What to produce:
Reproduce nothing but the lines from the start of the material through the line that includes "return 1 - py / H", both ends included, and omit every picture.

Data block:
- - -
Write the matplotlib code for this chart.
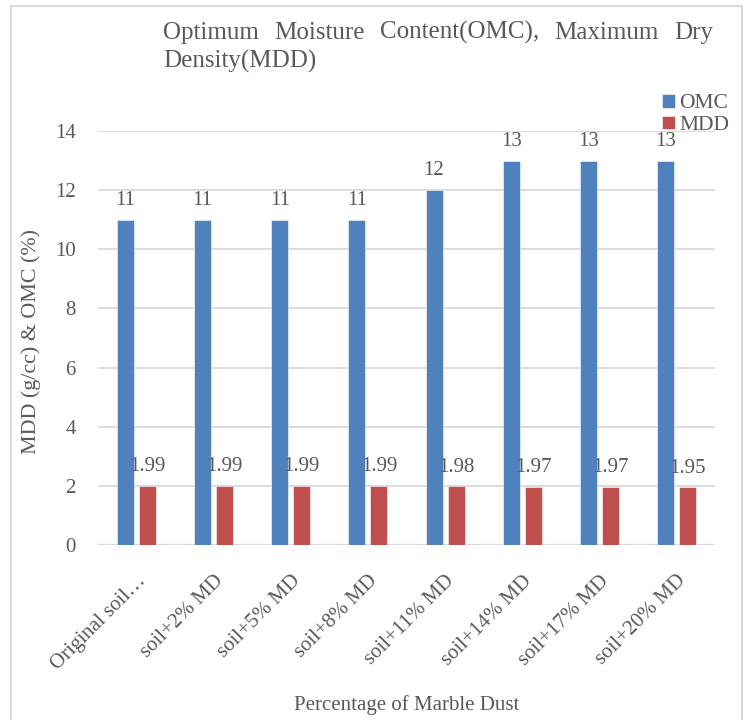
import matplotlib
matplotlib.use('Agg')
import matplotlib.pyplot as plt
from matplotlib.patches import Rectangle
import numpy as np

plt.rcParams['font.family'] = ['Liberation Serif', 'DejaVu Serif']

# data
categories = ['Original soil\u2026', 'soil+2% MD', 'soil+5% MD', 'soil+8% MD',
              'soil+11% MD', 'soil+14% MD', 'soil+17% MD', 'soil+20% MD']
omc = [11, 11, 11, 11, 12, 13, 13, 13]
mdd = [1.99, 1.99, 1.99, 1.99, 1.98, 1.97, 1.97, 1.95]
title_line1 = ['Optimum', 'Moisture', 'Content(OMC),', 'Maximum', 'Dry']
title_line2 = 'Density(MDD)'

W, H = 745, 720
TXT = '#595959'
BLUE = '#4F81BD'
RED = '#C0504D'
GRID = '#D9D9D9'

fig = plt.figure(figsize=(W / 100, H / 100), dpi=100)
fig.patch.set_facecolor('white')

def fx(px):
    return px / W

def fy(py):
    return 1 - py / H

# outer border
fig.patches.append(Rectangle((fx(11), fy(740)), fx(742) - fx(11), fy(6) - fy(740),
                             transform=fig.transFigure, fill=False,
                             edgecolor=GRID, linewidth=1.5))

ax = fig.add_axes([fx(98), fy(545), fx(715) - fx(98), fy(131) - fy(545)])

x = np.arange(len(categories))
bw = 0.22
off = 0.143
b1 = ax.bar(x - off, omc, bw, color=BLUE, edgecolor='white', linewidth=0.4,
            label='OMC', zorder=3)
b2 = ax.bar(x + off, mdd, bw, color=RED, edgecolor='white', linewidth=0.4,
            label='MDD', zorder=3)
ax.bar_label(b1, labels=[f'{v:g}' for v in omc], padding=7, fontsize=15, color=TXT)
ax.bar_label(b2, labels=[f'{v:.2f}' for v in mdd], padding=7, fontsize=15, color=TXT)

ax.set_xlim(-0.5, len(categories) - 0.5)
ax.set_ylim(0, 14)
ax.set_yticks(np.arange(0, 15, 2))
ax.yaxis.grid(True, color=GRID, linewidth=1.3, zorder=0)
ax.set_axisbelow(True)
for s in ax.spines.values():
    s.set_visible(False)
ax.axhline(0, color=GRID, linewidth=1.6, zorder=2)

ax.set_xticks(x)
ax.set_xticklabels(categories, rotation=45, ha='right', va='top',
                   rotation_mode='anchor', fontsize=15, color=TXT)
ax.tick_params(axis='x', length=0, pad=19)
ax.tick_params(axis='y', length=0, pad=16, labelsize=15, labelcolor=TXT)

fig.text(fx(31), fy(342), 'MDD (g/cc) & OMC (%)', rotation=90, ha='center',
         va='center', fontsize=15.8, color=TXT)
fig.text(fx(407), fy(705), 'Percentage of Marble Dust', ha='center',
         va='center', fontsize=15, color=TXT)

# justified title, first line
renderer = fig.canvas.get_renderer()
objs = [fig.text(0, fy(39), w, fontsize=18, color=TXT, va='baseline')
        for w in title_line1]
widths = [o.get_window_extent(renderer).width for o in objs]
left, right = 163, 713
gap = (right - left - sum(widths)) / (len(objs) - 1)
pos = left
for o, w in zip(objs, widths):
    o.set_x(fx(pos))
    pos += w + gap
fig.text(fx(left), fy(68), title_line2, fontsize=18, color=TXT, va='baseline')

ax.legend(loc='upper left', bbox_to_anchor=(fx(662), fy(94)),
          bbox_transform=fig.transFigure, frameon=False, fontsize=15.5,
          handlelength=0.6, handleheight=0.6, handletextpad=0.2,
          labelspacing=0.1, borderpad=0, borderaxespad=0, labelcolor=TXT)

fig.savefig('out.png', dpi=100)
- - -
Answer to the problem:
Write the matplotlib code for this chart.
import matplotlib
matplotlib.use('Agg')
import matplotlib.pyplot as plt
from matplotlib.patches import Rectangle
import numpy as np

plt.rcParams['font.family'] = ['Liberation Serif', 'DejaVu Serif']

# data
categories = ['Original soil\u2026', 'soil+2% MD', 'soil+5% MD', 'soil+8% MD',
              'soil+11% MD', 'soil+14% MD', 'soil+17% MD', 'soil+20% MD']
omc = [11, 11, 11, 11, 12, 13, 13, 13]
mdd = [1.99, 1.99, 1.99, 1.99, 1.98, 1.97, 1.97, 1.95]
title_line1 = ['Optimum', 'Moisture', 'Content(OMC),', 'Maximum', 'Dry']
title_line2 = 'Density(MDD)'

W, H = 745, 720
TXT = '#595959'
BLUE = '#4F81BD'
RED = '#C0504D'
GRID = '#D9D9D9'

fig = plt.figure(figsize=(W / 100, H / 100), dpi=100)
fig.patch.set_facecolor('white')

def fx(px):
    return px / W

def fy(py):
    return 1 - py / H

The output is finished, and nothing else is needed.